It all started with a Twitter discussion. A few of us were batting around thoughts on how to define the elusive concept of happiness. What happiness means to one person could be completely different from another. Perhaps it is too subjective to be directly observed, measured, agreed upon….or pursued. After all, how do you pursue something you can’t even define?
I recently read the Triumphs of Experience: The Men of the Harvard Grant Study, a book on the findings from the longest study on longevity and well-being ever performed. The investigators followed over 200 men from their freshman years in college to their deaths. The author, Dr. George Vaillant, sheds light on the findings via stories of the study participants. Without spoiling the book, the theme throughout was that fulfillment (or lack thereof) at one point in life is not necessarily one’s destiny. We ebb, flow, and evolve. We are all works in progress. Contentment is possible regardless of the road traveled thus far; it can be created, reinvented, or destroyed. Vaillant notes that we can tip our odds towards a contented life by accepting love that is offered to us, coping with stress in healthy and productive ways, recouping losses from bad relationships by building new and better ones, and seizing our passions.

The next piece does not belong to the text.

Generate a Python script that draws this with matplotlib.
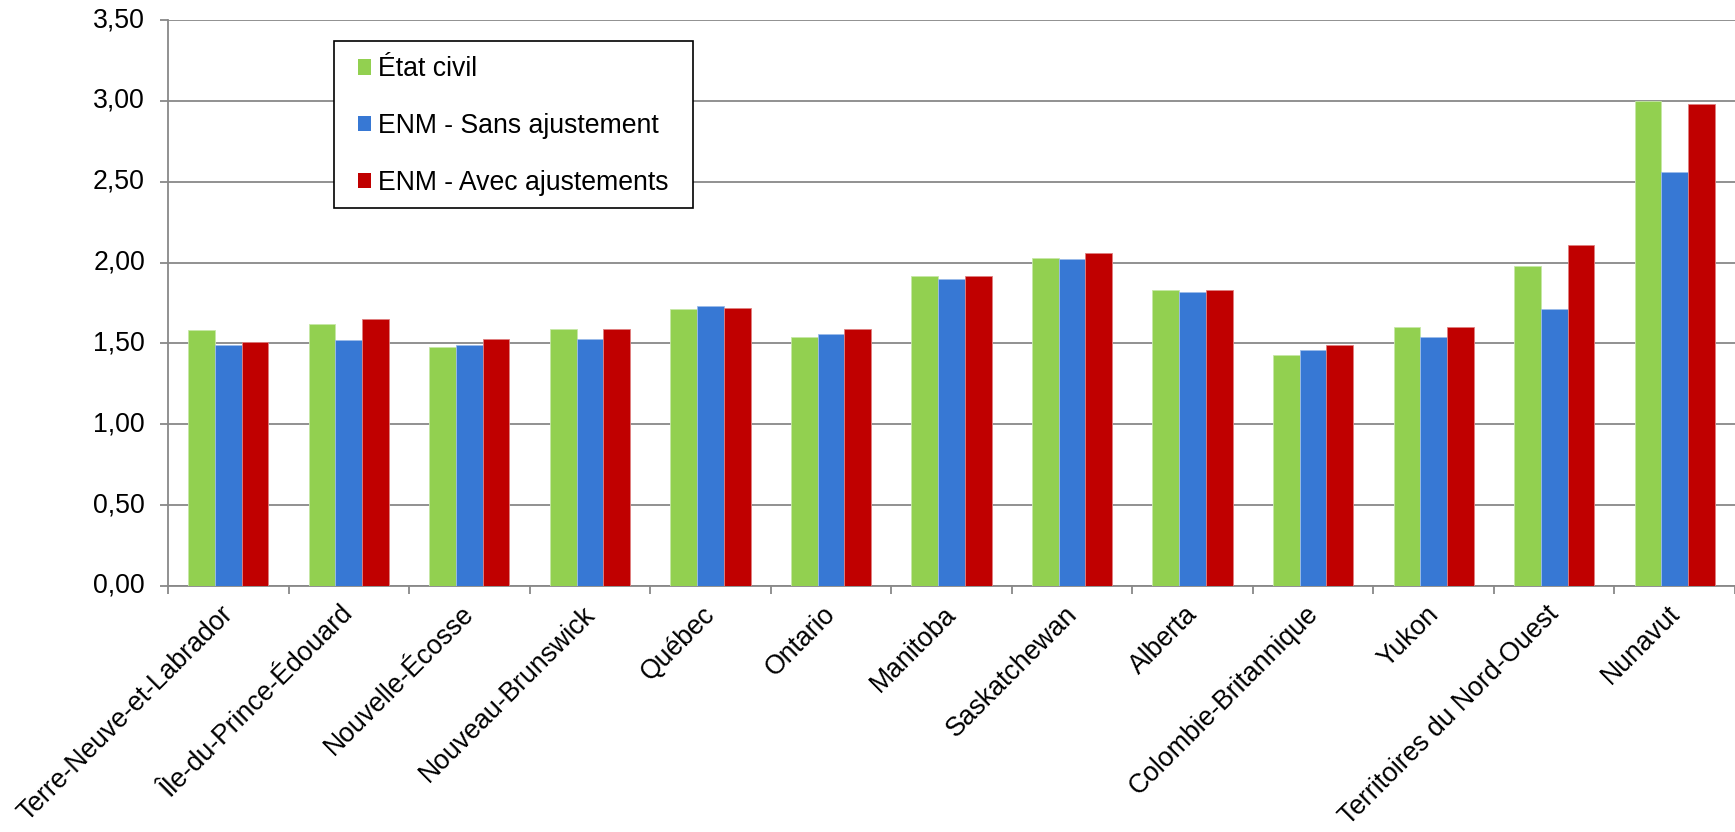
import matplotlib
matplotlib.use("Agg")
import matplotlib.pyplot as plt
import matplotlib.transforms as mtransforms
from matplotlib.patches import Rectangle
import numpy as np
from matplotlib.ticker import FuncFormatter, FixedLocator

plt.rcParams['font.family'] = ['Liberation Sans', 'DejaVu Sans']

categories = ["Terre-Neuve-et-Labrador", "Île-du-Prince-Édouard", "Nouvelle-Écosse",
              "Nouveau-Brunswick", "Québec", "Ontario", "Manitoba", "Saskatchewan",
              "Alberta", "Colombie-Britannique", "Yukon", "Territoires du Nord-Ouest", "Nunavut"]
etat_civil = [1.58, 1.62, 1.48, 1.59, 1.71, 1.54, 1.92, 2.03, 1.83, 1.43, 1.60, 1.98, 3.00]
enm_sans = [1.49, 1.52, 1.49, 1.53, 1.73, 1.56, 1.90, 2.02, 1.82, 1.46, 1.54, 1.71, 2.56]
enm_avec = [1.51, 1.65, 1.53, 1.59, 1.72, 1.59, 1.92, 2.06, 1.83, 1.49, 1.60, 2.11, 2.98]
series_names = ["État civil", "ENM - Sans ajustement", "ENM - Avec ajustements"]
colors = ["#92D050", "#3778D4", "#C00000"]
edges = ["#C6E8A6", "#9CBCEA", "#E08080"]
yticks = [0.0, 0.5, 1.0, 1.5, 2.0, 2.5, 3.0, 3.5]

W, H = 1735, 832
FS = 19.2
fig = plt.figure(figsize=(W / 100, H / 100), dpi=100)
ax = fig.add_axes([168 / W, 1 - 586 / H, (W - 168) / W, (586 - 20) / H])

x = np.arange(len(categories))
bw = 0.222
handles = []
for i, (vals, c, e, name) in enumerate(zip([etat_civil, enm_sans, enm_avec], colors, edges, series_names)):
    b = ax.bar(x + (i - 1) * bw, vals, width=bw, color=c, edgecolor=e, linewidth=0.6,
               label=name, zorder=3)
    handles.append(b)

ax.set_xlim(-0.5, len(categories) - 0.5)
ax.set_ylim(0, 3.5)
ax.set_yticks(yticks)
ax.yaxis.set_major_formatter(FuncFormatter(lambda v, p: f"{v:.2f}".replace(".", ",")))
ax.grid(axis='y', color='#888888', linewidth=1.3, zorder=0)
ax.set_axisbelow(True)

for s in ['top', 'right']:
    ax.spines[s].set_visible(False)
for s in ['left', 'bottom']:
    ax.spines[s].set_color('#888888')
    ax.spines[s].set_linewidth(1.3)

ax.tick_params(axis='y', length=6, width=1.3, color='#888888', labelsize=FS, pad=10.6)
plt.setp(ax.get_yticklabels(), va='center')
ax.set_xticks(x)
ax.set_xticklabels(categories, rotation=45, ha='right', va='baseline',
                   rotation_mode='anchor', fontsize=FS)
ax.tick_params(axis='x', which='major', length=0, pad=21)
offset = mtransforms.ScaledTranslation(6 / 100, 0, fig.dpi_scale_trans)
for lbl in ax.get_xticklabels():
    lbl.set_transform(lbl.get_transform() + offset)
ax.xaxis.set_minor_locator(FixedLocator(np.arange(-0.5, len(categories), 1.0)))
ax.tick_params(axis='x', which='minor', length=6, width=1.3, color='#888888')

# legend frame
fig.patches.append(Rectangle((334 / W, 1 - 207.7 / H), (693 - 334) / W, (207.7 - 40.7) / H,
                             transform=fig.transFigure, facecolor='white',
                             edgecolor='black', linewidth=1.2, zorder=5))
leg = fig.legend(handles=handles, loc='upper left', bbox_to_anchor=(358 / W, 1 - 56.5 / H),
                 fontsize=FS, frameon=False,
                 handlelength=0.5, handleheight=0.5, handletextpad=0.26,
                 labelspacing=1.15, borderpad=0, borderaxespad=0)
leg.set_zorder(6)
for h in leg.legend_handles:
    h.set_edgecolor('none')

fig.savefig("out.png", dpi=100, facecolor='white')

These were the characteristics of the men who thrived both emotionally and physically.
While reading the book, I decided to put the question “what is happiness?” to YOU. Your answers are illustrated in the word cloud below. The parallels between the book and the word cloud are striking. As we each wrestle our way through life’s journey, maybe we really do have a sense of what happiness looks like, even if from time to time the true meaning manages to elude us.